The question that now faces us is why large numbers of the faithful surrendered so rapidly to the siren songs of the innovators.

Notes to Chapter Four

1. According to a German poll in the mid-1980s. 23% of German Catholics regard papal decisions as binding, and 64% are said to regard them as binding when they agree with them! (Allensbach Institute Poll, cited by The Tablet, 7th Dec. 1985).

2. Practices which are changeable in principle may nevertheless be important safeguards of belief. The abandonment throughout most of the West, for instance, of Corpus Christi and May processions — often rather snobbishly referred to as "popular devotions —  have contributed to the weakening of belief in the Real Presence and the intercessory power of Our Lady.

3. In 1976 Pope Paul suspended the Archbishop a divinis, that is from the exercise of his priestly and episcopal powers, for ordaining more priests after he had been ordered to close his seminary. He was already well known for his opposition to the liturgical reforms and questioning of the conciliar decree on religious liberty. His excommunication  in the summer of 1988 was the result of his illegal consecration of four bishops to carry on his work after his death. Under canon law, any bishop who consecrates another bishop against the command of the reigning pope is automatically excommunicated. Modernist animosity towards the archbishop is due to his having been responsible during the Council for checking a number of their more questionable initiatives. He also represented a French right-wing socio-political tradition opposed to the "left-inclining-socio-political views of the French reformers.

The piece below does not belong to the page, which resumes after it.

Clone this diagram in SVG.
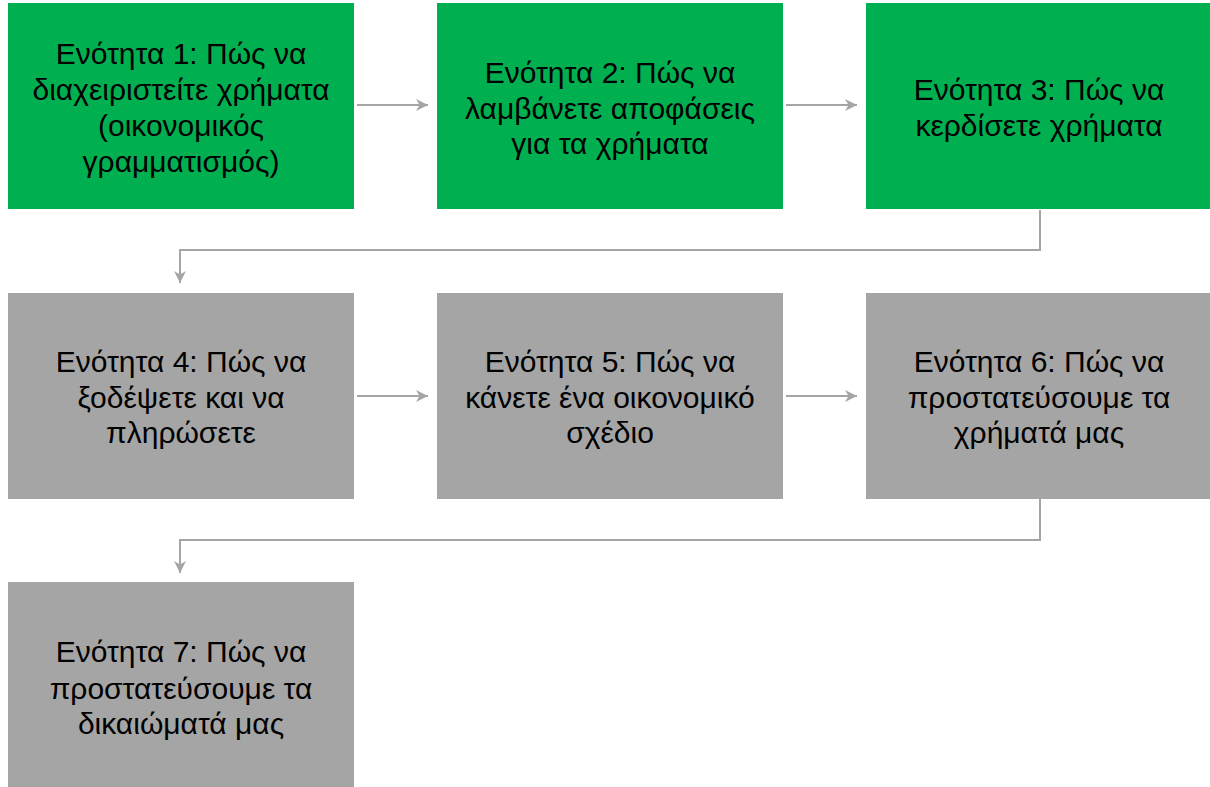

4. In January 1985 he began his extended series of addresses on the Creed, now published in book form (six volumes) by Pauline Press, Boston, Mass.

5. Cardinal Law would appear to have been responding to the wishes of the Pope. According to the Jesuit editor of a U.S. periodical, there had been requests for a new catechism incorporating the teachings of Vatican II at every episcopal synod in Rome from 1974. But not until 1985 did Rome feel it had enough episcopal support to take action. The editor in question had reported every Synod since 1974.